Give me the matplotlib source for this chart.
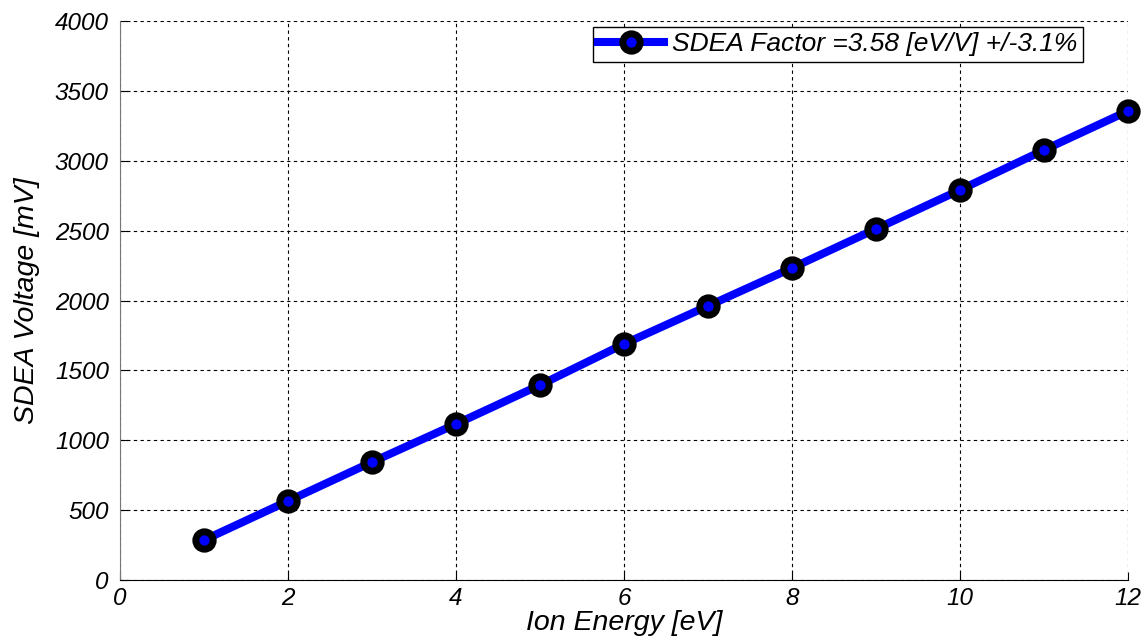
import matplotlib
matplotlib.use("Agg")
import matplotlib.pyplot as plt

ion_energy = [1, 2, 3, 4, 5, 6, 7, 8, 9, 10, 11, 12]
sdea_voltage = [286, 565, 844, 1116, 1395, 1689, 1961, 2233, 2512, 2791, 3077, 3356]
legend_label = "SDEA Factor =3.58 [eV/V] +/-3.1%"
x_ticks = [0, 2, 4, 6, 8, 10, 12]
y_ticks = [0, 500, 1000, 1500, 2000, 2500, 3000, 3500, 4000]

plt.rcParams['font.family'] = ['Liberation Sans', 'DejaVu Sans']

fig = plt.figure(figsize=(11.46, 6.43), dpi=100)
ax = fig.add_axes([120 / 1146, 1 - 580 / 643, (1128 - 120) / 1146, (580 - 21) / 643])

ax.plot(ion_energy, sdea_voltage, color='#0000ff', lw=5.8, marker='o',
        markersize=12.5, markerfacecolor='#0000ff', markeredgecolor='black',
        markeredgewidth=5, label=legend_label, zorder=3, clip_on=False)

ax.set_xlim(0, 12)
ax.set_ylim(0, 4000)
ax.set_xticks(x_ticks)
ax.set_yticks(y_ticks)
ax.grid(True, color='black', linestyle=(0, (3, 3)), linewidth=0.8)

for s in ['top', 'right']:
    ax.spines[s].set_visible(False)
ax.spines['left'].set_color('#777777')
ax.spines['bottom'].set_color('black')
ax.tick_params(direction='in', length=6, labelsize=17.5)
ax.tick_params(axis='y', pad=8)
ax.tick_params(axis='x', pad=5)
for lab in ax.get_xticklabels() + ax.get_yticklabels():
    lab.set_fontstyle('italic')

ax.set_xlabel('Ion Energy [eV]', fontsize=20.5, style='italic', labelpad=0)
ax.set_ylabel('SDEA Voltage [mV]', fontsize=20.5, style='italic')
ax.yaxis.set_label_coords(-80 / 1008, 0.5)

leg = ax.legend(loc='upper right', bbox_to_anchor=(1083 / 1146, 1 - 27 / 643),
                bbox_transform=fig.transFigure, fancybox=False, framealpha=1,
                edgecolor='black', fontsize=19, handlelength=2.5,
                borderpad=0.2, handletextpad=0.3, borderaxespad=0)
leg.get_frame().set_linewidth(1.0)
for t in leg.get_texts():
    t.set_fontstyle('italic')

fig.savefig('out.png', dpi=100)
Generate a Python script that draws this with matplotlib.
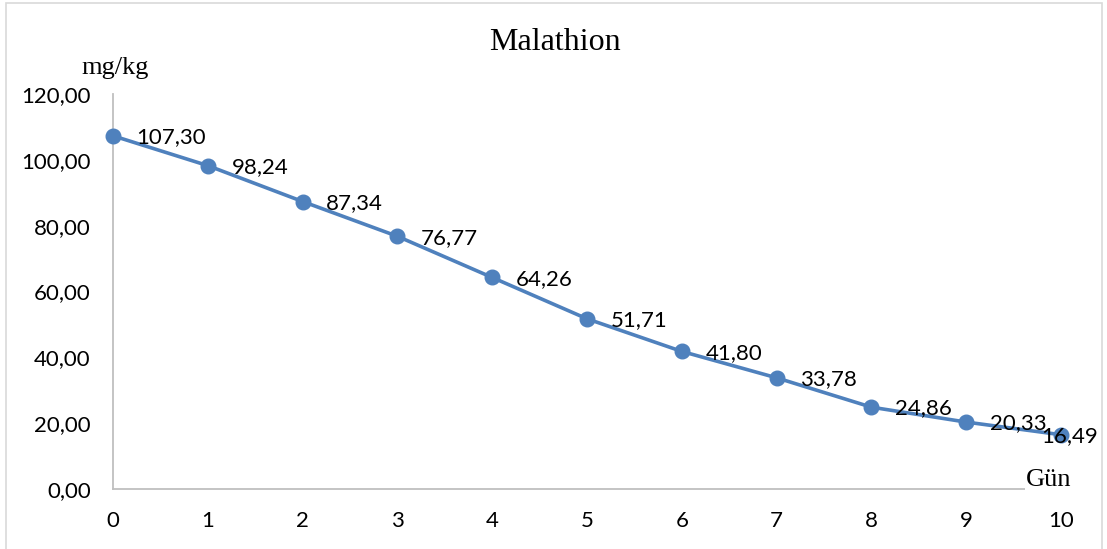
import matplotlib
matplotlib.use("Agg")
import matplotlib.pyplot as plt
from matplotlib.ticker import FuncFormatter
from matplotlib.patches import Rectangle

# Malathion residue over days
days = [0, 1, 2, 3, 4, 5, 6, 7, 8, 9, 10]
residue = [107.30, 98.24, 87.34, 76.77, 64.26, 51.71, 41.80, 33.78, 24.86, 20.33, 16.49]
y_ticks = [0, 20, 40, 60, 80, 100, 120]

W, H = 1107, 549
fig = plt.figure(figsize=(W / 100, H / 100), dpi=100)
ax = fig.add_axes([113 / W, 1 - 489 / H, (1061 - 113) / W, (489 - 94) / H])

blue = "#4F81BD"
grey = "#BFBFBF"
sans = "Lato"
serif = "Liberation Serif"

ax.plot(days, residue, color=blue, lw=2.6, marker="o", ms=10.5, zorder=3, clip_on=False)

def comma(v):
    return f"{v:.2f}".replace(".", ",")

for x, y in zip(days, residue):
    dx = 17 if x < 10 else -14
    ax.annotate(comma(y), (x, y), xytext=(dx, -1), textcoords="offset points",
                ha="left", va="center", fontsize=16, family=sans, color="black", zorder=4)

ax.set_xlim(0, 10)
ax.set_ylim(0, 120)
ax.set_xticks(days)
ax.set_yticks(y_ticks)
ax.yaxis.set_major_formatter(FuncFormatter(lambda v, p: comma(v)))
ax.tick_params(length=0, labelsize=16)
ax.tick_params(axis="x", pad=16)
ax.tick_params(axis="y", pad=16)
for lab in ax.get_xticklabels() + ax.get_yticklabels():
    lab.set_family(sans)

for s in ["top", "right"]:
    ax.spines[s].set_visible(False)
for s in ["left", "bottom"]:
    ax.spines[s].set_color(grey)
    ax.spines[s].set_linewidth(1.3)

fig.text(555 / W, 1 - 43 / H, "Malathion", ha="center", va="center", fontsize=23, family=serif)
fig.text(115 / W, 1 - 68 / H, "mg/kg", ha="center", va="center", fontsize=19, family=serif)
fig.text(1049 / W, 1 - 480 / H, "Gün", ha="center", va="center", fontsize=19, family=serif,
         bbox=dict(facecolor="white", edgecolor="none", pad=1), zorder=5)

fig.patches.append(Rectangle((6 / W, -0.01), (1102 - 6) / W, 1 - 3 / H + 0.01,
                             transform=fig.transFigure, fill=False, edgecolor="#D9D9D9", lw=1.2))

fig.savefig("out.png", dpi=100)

======

• Task to carry out:
Using the entries above, return each line in which the word "matplotlib" occurs.

• Result:
Give me the matplotlib source for this chart.
import matplotlib
matplotlib.use("Agg")
import matplotlib.pyplot as plt
Generate a Python script that draws this with matplotlib.
import matplotlib
matplotlib.use("Agg")
import matplotlib.pyplot as plt
from matplotlib.ticker import FuncFormatter
from matplotlib.patches import Rectangle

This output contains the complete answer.